Entire Act

C. Internal Capital Adequacy Assessment Process (ICAAP)

3. A Bank is required to carry out an ICAAP as detailed in Chapter 11 of the BBR and in this section. This process enables such a Bank to determine and maintain an adequate amount and quality of capital, relative to its risk profile. More information and guidance on the establishment of an ICAAP and the manner of carrying out an ICAAP assessment is elaborated in this section.

Purpose and process of the ICAAP

4. The ICAAP is an internal process of a Bank which enables it to determine and maintain the amount and quality of capital that is adequate in relation to the Bank’s risk profile as assessed by conducting a comprehensive internal risk assessment process. Banks are encouraged to maintain capital over and above the regulatory minimum capital. The ICAAP, which should be based on an internal risk assessment process, should be embedded in the Bank’s business and organisational processes.


5. When assessing its capital needs, a Bank should take into account the impact of economic cycles, and sensitivity to other external risks and factors. For larger or more complex institutions, this may mean developing an appropriate stress testing and scenario testing framework. The AFSA does not prescribe any specific approach for the ICAAP and, consequently, a Bank can choose to implement an ICAAP which is proportionate to the nature, size and complexity of the business activities. In completing an ICAAP, a Bank should:


(a) estimate the amount of capital required to absorb potential losses, if any, for the significant risks identified through an internal risk assessment process;


(b) perform reasonable and proportionate sensitivity tests to analyse the impact of variation in the risk parameters of significant risks identified in the internal risk assessment process on the profitability and the capital position of the Bank;


(c) estimate, using the range and distribution of possible losses estimated from historical data, the level of capital required reasonably to cover likely losses;


(d) estimate the capital required to address potential increase in the Bank’s capital requirement to support planned growth in business levels or any significant deviation in growth from plans; and


(e) document the ranges of capital required for each of the factors identified above and enable the Governing Body and the senior management to form an overall view on the amount and quality of capital which that Bank should hold.

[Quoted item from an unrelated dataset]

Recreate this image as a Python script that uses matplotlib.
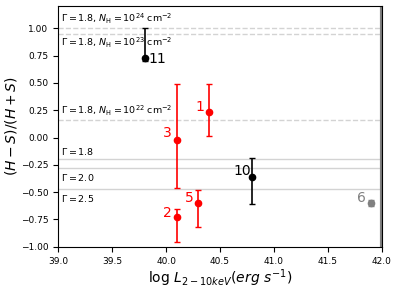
import numpy as np
import matplotlib.pyplot as plt

# dados
ids    = ["11", "3", "1", "2", "5", "10", "6"]
logL   = [39.8, 40.1, 40.4, 40.1, 40.3, 40.8, 41.9]
hr     = [0.73, -0.02, 0.23, -0.73, -0.60, -0.36, -0.60]
err_lo = [0.03, 0.44, 0.22, 0.23, 0.22, 0.25, 0.03]
err_hi = [0.27, 0.51, 0.26, 0.08, 0.12, 0.17, 0.03]
cores  = ["black", "red", "red", "red", "red", "black", "gray"]
# deslocamento do rotulo (pontos)
offs   = [(3, -1), (-10, 5), (-10, 4), (-10, 3), (-10, 4), (-14, 4), (-10, 4)]

# linhas de referencia
nh_vals   = [1.00, 0.95, 0.16]
nh_textos = [r"$\Gamma = 1.8$, $N_{\rm H} = 10^{24}$ cm$^{-2}$",
             r"$\Gamma = 1.8$, $N_{\rm H} = 10^{23}$ cm$^{-2}$",
             r"$\Gamma = 1.8$, $N_{\rm H} = 10^{22}$ cm$^{-2}$"]
nh_pos    = ["above", "below", "above"]
gam_vals  = [-0.20, -0.28, -0.47]
gam_textos = [r"$\Gamma = 1.8$", r"$\Gamma = 2.0$", r"$\Gamma = 2.5$"]
gam_pos   = ["above", "below", "below"]

fig, ax = plt.subplots(figsize=(3.99, 2.9), dpi=100)
fig.subplots_adjust(left=0.146, right=0.957, top=0.978, bottom=0.149)

for v, t, p in zip(nh_vals, nh_textos, nh_pos):
    ax.axhline(v, color="lightgray", ls="--", lw=1)
    dy = 0.02 if p == "above" else -0.02
    ax.text(39.03, v + dy, t, fontsize=6.8, va="bottom" if p == "above" else "top")

for v, t, p in zip(gam_vals, gam_textos, gam_pos):
    ax.axhline(v, color="lightgray", ls="-", lw=1)
    dy = 0.02 if p == "above" else -0.04
    ax.text(39.03, v + dy, t, fontsize=6.8, va="bottom" if p == "above" else "top")

ax.axvline(42, color="gray", lw=3)

for i in range(len(ids)):
    ax.errorbar(logL[i], hr[i], yerr=[[err_lo[i]], [err_hi[i]]], fmt="o",
                color=cores[i], ms=4.5, capsize=2.5, elinewidth=1.2)
    ax.annotate(ids[i], (logL[i], hr[i]), xytext=offs[i], textcoords="offset points",
                color=cores[i], fontsize=10, va="center")

ax.set_xlim(39, 42)
ax.set_ylim(-1, 1.2)
ax.set_yticks(np.arange(-1, 1.01, 0.25))
ax.tick_params(labelsize=6.5)
ax.set_xlabel(r"$\log\, L_{2-10keV}(erg\ s^{-1})$", fontsize=10, labelpad=1)
ax.set_ylabel(r"$(H-S)/(H+S)$", fontsize=10)
ax.yaxis.set_label_coords(-0.12, 0.5)

plt.savefig("out.png", dpi=100)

6. The AFSA does not require a Bank to implement ICAAP through sophisticated models and the AFSA has no prescribed approach for developing an internal capital model for the Bank’s ICAAP assessment. However, a Bank should be able to demonstrate:


(a) the confidence levels set and whether these are linked to its corporate strategy;


(b) the time horizons set for the different types of business that it undertakes;


(c) the extent of historic data used and back-testing carried out;


(d) that it has in place a process to verify the correctness of the model's outputs; and


(e) that it has the skills and resources to operate, maintain and develop the model.


7. If a Bank's internal model makes explicit or implicit assumptions in relation to correlations within or between risk types, or in relation to diversification benefits between business lines, the Bank should be able to explain to the AFSA, with the support of empirical evidence, the basis of those assumptions. A Bank's model should also reflect the past experience of both the Bank and the sectors in which it operates.


8. The assumptions required to aggregate risks that are modelled and the confidence levels adopted should be considered by the Bank's senior management. A Bank should also consider whether any relevant risks, including systems and control risks, are not captured by the model.


9. A Bank using an internal capital model should validate the assumptions of the model through a comprehensive stress testing programme. In particular this validation should:


(a) test correlation assumptions (where risks are aggregated in this way) using combined stresses and scenario analyses;


(b) use stress tests to identify the extent to which the Bank's risk models omit non-linear effects, for instance the behaviour of derivatives in Market Risk models; and


(c) consider not just the effect of parallel shifts in interest rate curves, but also the effect of the curves becoming steeper or flatter.


10. Any internal assessment of capital adequacy should address diversification benefits and transferability of Capital Resources between members of the Financial Group. It should also describe the distribution of the capital required by the Financial Group across all entities, including the Bank.